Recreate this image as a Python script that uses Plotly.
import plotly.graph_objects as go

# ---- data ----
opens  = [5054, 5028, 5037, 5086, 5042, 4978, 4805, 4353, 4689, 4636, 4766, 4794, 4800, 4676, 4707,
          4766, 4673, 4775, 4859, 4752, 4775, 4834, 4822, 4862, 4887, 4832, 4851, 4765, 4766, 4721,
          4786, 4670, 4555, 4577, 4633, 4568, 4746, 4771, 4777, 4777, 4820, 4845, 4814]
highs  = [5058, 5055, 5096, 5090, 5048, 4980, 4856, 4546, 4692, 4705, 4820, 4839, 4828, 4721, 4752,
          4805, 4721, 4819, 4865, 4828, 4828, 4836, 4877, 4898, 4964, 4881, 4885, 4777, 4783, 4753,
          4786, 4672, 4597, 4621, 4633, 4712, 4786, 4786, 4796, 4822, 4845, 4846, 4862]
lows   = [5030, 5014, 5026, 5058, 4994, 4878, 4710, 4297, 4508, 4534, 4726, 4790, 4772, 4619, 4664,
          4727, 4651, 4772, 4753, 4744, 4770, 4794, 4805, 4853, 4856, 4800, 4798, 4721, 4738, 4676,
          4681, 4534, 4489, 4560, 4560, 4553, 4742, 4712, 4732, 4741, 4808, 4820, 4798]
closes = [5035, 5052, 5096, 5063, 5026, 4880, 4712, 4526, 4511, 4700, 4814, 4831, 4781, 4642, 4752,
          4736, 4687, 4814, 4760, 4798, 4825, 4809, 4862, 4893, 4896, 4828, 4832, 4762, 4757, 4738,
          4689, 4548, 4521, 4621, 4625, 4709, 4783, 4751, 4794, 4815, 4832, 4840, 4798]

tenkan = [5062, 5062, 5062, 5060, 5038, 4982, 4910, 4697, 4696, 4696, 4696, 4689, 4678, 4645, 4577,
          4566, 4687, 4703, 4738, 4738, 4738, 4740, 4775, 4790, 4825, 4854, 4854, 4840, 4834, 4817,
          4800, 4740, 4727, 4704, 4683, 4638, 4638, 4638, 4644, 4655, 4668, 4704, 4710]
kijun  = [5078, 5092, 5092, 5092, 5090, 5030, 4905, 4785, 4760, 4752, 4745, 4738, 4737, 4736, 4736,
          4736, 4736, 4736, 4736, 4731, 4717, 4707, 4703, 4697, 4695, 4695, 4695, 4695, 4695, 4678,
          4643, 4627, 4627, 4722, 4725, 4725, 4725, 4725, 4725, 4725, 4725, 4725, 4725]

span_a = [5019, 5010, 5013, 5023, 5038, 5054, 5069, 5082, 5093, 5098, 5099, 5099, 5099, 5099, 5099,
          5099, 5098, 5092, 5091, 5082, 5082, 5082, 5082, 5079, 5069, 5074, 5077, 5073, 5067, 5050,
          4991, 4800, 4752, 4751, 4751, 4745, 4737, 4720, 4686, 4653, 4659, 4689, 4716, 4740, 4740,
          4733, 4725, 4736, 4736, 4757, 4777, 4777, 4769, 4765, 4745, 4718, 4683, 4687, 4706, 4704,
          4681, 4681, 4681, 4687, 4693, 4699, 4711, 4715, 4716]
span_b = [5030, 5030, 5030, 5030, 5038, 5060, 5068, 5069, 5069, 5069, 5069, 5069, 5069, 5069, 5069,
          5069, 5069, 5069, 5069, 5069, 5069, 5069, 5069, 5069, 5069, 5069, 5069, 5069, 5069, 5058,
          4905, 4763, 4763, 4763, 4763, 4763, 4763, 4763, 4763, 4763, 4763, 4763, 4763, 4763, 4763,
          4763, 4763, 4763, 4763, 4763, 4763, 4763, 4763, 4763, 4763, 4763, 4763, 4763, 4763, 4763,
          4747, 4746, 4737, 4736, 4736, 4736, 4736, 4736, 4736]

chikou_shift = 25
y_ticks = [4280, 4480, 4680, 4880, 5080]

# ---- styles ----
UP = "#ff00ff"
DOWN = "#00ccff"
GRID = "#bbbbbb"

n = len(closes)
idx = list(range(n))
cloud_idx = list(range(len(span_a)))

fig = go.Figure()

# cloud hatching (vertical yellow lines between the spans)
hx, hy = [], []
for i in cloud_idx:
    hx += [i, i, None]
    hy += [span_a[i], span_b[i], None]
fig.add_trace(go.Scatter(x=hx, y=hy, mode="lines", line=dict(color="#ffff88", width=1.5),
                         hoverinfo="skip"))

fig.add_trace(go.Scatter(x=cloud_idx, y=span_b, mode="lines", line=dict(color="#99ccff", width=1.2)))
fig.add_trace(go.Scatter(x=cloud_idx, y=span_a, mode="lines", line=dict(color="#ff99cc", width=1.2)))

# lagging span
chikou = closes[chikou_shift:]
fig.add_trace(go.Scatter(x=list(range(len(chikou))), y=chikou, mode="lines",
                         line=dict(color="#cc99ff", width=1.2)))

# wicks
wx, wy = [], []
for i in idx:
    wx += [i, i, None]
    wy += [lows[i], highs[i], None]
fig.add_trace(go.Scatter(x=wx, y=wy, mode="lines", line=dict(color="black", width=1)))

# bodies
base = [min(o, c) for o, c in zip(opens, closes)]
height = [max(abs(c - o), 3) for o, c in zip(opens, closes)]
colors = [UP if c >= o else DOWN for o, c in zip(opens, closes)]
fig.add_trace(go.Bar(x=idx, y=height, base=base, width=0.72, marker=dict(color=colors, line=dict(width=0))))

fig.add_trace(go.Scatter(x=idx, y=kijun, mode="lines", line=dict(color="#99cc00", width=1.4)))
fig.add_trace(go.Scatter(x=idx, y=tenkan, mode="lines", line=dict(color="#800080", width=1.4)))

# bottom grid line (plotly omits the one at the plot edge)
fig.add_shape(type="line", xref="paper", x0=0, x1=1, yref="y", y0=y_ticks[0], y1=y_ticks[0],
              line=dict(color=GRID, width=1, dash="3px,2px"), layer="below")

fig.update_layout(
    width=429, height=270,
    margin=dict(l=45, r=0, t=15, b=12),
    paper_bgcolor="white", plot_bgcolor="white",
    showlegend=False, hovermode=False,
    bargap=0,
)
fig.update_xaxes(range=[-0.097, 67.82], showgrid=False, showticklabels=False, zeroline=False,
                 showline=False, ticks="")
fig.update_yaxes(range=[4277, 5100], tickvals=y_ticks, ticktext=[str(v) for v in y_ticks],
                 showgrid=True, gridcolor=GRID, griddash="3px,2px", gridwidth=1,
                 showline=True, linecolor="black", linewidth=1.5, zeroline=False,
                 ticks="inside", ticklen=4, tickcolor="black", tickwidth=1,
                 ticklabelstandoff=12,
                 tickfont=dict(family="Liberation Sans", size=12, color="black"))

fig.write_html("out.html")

Work to complete: Print, unaltered, every line from the beginning of the material down to the line with "import plotly.graph_objects as go".

Task solution:
Recreate this image as a Python script that uses Plotly.
import plotly.graph_objects as go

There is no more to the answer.